1. Field of the Invention
The present invention relates to an optical element holder and a light scanning unit used in an image forming apparatus, such as a printer, a facsimile machine, and a copying machine.
2. Description of the Related Art
Recently, a digital printer, a copying machine, and the like are provided with a laser scanner unit (hereinafter, abbreviated to LSU) that performs scanning using a laser beam in order to form an image on the surface of an image carrier, such as a photoconductive drum.
The LSU has optical components, such as a laser light source, a polygon mirror, an fθ lens, and a reflection mirror. These optical components are disposed fixedly at specific positions on the frame of the LSU. In this LSU, light emitted from the laser light source is deflected on the surface of the polygon mirror to be scanned equiangularly, and then scanned by the fθ lens at a constant velocity on the image carrier used as an image forming surface. The fθ lens is a lens elongated in the light scanning direction, and it is directly placed on the housing of the LSU (for example, see JP-UM-A-6-43617).
Meanwhile, there has been a need for a color image forming apparatus in recent years to increase a speed, and a tandem-type image forming apparatus is now being adopted, in which image forming units for black, yellow, magenta, and cyan are disposed separately.
For the tandem-type image forming apparatus to achieve a reduction in size, there has been proposed a method of scanning light on the image carrier in each image forming unit using a single polygon mirror (for example, see JP-A-2005-288825).
FIG. 10 is a schematic cross section of the LSU disposed at the lower position of the tandem-type image forming apparatus in the related art. As is shown in FIG. 10, a photoconductive drum 100a for black, a photoconductive drum 100b for cyan, a photoconductive drum 100c for magenta, and a photoconductive drum 100d for yellow are provided.
Laser beams emitted from four laser light sources (not shown) corresponding to four dyes are scanned equiangularly by a single polygon mirror 101 and scanned on the respective photoconductive drums at a constant velocity by a group of fθ lenses. The group of fθ lenses is formed of scanning lenses 103 and correction lenses 102a, 102b, 102c, and 102d for the respective laser beams.
The scanning lenses 103 corresponds to the fθ lens disclosed in JP-UM-A-6-43617 and chiefly plays a role of scanning a laser beam at a constant velocity. The correction lenses 102a, 102b, 102c, and 102d chiefly play a role of correcting bows in the sub-scanning direction (a phenomenon that the scanning line of a light beam deflected by the deflector is curved).

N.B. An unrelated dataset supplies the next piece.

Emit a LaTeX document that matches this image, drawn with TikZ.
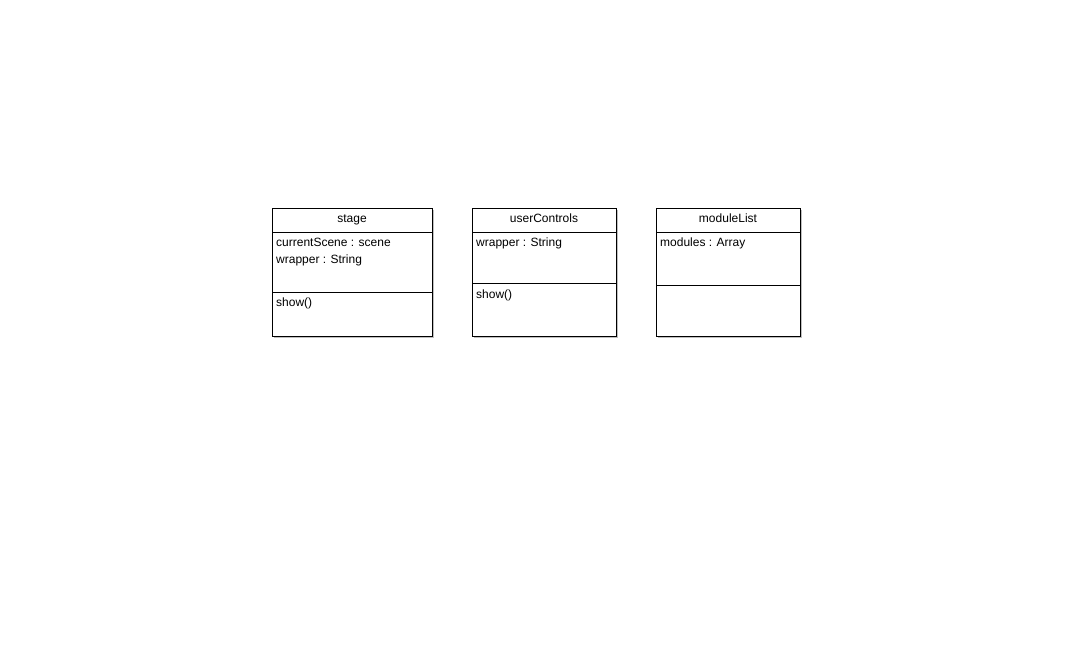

Such correction lenses 102a, 102b, 102c, and 102d are unnecessary in the image forming apparatus in the related art disclosed in JP-UM-A-6-43617. However, for the image forming apparatus of FIG. 10, it is necessary to form images of laser beams on the respective photoconductive drums 100a through 100d, and because correction by the scanning lenses 103 alone is insufficient, there arises a need to provide the correction lenses 102a through 102d for the respective photoconductive drums.
As is shown in FIG. 10, in order to prevent a correction lens for a given dye from interfering with the optical path of the laser for another dye, the correction lenses 102a, 102b, 102c, and 102d cannot be placed directly on the bottom surface 104 of the LSU.

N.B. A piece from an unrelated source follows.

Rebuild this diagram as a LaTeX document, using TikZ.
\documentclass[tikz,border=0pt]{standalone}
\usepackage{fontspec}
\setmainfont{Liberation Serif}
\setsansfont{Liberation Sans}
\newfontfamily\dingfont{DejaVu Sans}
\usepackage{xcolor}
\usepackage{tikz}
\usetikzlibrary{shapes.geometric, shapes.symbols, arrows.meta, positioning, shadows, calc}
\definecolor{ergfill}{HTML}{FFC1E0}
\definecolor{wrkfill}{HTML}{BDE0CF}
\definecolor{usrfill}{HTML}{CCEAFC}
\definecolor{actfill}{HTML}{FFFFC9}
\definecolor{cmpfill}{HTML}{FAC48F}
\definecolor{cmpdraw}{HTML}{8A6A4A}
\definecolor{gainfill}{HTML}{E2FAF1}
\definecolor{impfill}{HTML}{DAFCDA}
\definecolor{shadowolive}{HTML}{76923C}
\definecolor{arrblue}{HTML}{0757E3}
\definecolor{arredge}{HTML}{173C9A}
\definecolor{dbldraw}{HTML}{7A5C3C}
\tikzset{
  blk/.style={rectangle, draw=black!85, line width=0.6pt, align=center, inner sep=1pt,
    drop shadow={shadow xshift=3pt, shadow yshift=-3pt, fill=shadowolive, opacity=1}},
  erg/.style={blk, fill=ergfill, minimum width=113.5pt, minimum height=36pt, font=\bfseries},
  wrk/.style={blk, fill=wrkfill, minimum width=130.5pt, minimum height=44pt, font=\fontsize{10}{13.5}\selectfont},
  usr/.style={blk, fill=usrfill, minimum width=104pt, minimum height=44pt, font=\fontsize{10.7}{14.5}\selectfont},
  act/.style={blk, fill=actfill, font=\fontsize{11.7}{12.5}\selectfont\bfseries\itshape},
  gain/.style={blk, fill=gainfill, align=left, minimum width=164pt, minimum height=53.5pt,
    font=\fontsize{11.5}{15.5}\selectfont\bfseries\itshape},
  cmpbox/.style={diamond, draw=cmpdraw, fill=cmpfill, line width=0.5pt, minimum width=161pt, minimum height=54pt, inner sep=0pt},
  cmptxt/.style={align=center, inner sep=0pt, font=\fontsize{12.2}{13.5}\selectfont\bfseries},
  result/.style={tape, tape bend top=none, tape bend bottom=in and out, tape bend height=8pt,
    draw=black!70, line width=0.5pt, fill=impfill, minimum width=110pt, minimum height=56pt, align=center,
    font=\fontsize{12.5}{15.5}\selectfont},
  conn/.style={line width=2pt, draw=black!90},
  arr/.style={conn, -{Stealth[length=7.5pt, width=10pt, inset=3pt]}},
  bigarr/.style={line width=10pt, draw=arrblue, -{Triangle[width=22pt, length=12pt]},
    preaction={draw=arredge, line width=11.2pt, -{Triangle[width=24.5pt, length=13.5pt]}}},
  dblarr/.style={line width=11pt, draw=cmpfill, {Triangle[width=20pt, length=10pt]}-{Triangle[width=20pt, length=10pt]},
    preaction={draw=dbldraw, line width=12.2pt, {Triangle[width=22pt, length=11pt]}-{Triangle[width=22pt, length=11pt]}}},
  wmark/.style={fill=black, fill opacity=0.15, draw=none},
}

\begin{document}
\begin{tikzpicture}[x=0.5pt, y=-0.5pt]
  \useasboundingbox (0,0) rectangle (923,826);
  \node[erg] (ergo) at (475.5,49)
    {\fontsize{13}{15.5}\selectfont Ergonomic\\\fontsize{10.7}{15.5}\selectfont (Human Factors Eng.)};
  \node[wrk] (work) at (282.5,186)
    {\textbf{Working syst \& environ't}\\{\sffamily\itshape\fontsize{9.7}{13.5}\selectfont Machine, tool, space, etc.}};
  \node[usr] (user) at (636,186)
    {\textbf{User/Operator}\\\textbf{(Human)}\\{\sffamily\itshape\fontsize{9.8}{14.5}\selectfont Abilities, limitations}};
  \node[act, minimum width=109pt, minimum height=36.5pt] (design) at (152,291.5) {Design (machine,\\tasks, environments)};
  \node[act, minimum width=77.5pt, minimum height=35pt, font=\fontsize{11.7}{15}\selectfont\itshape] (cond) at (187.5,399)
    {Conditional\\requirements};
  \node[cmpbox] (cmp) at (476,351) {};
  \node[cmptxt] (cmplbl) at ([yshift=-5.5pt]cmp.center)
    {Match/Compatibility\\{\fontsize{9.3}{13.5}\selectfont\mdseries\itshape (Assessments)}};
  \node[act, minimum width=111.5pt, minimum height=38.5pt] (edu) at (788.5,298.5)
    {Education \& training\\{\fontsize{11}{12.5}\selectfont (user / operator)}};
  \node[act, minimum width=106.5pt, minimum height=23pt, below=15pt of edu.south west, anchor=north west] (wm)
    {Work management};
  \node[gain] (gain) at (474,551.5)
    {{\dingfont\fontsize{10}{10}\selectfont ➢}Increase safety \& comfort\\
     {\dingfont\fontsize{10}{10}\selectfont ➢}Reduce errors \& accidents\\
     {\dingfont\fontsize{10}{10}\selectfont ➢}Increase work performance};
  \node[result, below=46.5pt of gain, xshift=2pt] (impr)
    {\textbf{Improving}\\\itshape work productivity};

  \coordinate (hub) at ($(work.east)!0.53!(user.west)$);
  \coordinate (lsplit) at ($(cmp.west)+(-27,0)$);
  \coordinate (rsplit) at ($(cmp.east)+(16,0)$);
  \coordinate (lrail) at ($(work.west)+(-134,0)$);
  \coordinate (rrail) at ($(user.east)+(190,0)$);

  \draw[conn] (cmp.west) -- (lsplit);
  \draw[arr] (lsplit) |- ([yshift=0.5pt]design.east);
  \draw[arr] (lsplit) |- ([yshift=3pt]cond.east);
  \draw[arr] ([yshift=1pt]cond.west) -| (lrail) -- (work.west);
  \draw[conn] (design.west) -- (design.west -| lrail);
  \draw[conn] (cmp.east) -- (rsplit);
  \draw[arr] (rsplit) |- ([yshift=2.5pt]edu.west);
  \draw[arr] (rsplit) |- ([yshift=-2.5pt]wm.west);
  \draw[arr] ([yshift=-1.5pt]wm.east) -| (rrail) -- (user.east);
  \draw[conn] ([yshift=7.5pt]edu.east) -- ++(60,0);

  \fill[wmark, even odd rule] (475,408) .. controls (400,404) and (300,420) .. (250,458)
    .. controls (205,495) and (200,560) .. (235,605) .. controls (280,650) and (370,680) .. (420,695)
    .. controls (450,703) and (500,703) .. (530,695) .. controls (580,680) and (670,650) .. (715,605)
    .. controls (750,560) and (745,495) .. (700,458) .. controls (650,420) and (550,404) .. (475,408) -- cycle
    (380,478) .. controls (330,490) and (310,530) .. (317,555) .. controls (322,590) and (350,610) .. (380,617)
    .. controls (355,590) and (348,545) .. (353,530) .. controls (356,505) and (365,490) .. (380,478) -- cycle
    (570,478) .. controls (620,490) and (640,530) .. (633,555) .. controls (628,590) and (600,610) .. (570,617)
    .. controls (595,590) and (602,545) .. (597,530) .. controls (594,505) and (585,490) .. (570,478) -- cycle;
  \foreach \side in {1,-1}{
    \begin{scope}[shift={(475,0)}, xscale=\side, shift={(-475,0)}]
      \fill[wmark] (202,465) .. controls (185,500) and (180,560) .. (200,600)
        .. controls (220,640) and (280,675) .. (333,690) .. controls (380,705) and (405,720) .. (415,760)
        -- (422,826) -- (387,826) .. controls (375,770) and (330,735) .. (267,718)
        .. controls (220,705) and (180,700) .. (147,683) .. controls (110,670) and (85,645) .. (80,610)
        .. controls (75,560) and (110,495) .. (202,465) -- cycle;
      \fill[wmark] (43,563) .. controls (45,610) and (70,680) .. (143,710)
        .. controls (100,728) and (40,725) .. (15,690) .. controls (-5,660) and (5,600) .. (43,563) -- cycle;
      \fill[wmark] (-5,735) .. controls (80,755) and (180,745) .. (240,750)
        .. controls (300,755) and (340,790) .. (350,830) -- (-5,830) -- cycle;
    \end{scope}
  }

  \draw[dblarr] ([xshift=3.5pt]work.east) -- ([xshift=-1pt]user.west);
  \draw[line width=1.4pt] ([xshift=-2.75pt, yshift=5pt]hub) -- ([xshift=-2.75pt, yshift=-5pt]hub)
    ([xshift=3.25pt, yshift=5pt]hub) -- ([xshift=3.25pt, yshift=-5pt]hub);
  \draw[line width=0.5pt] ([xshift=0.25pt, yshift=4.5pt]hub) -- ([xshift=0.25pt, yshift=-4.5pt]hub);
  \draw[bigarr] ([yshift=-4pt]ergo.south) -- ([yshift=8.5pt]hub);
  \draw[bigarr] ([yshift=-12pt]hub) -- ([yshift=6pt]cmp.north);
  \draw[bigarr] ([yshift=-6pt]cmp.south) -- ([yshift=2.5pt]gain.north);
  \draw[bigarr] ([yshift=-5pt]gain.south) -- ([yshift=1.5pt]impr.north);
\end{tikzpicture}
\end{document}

Hence, the correction lenses 102a, 102b, 102c, and 102d have to be disposed spaced apart from the bottom surface 104 to form a space for allowing a laser beam to pass through. The correction lenses 102a, 102b, 102c, and 102d therefore need to be fixed to the housing of the LSU at the both ends (the both end portions in the horizontal direction deemed as the longitudinal direction of the lenses).
The LSU, however, is provided with heat sources, such as the laser light source and a motor to rotate the polygon mirror 101, and due to heat from these heat sources, the correction lenses 102a, 102b, 102c, and 102d undergo thermal expansion. In the event of thermal expansion when the correction lenses 102a, 102b, 102c, and 102d are fixed at the both ends, bending occurs in the vertical direction with respect to the longitudinal direction (light scanning direction) . When bending occurs in the correction lenses 102a, 102b, 102c, and 102d as described above, displacement occurs in the light scanning direction, which results in a color shift in a tandem-type color copying machine or the like.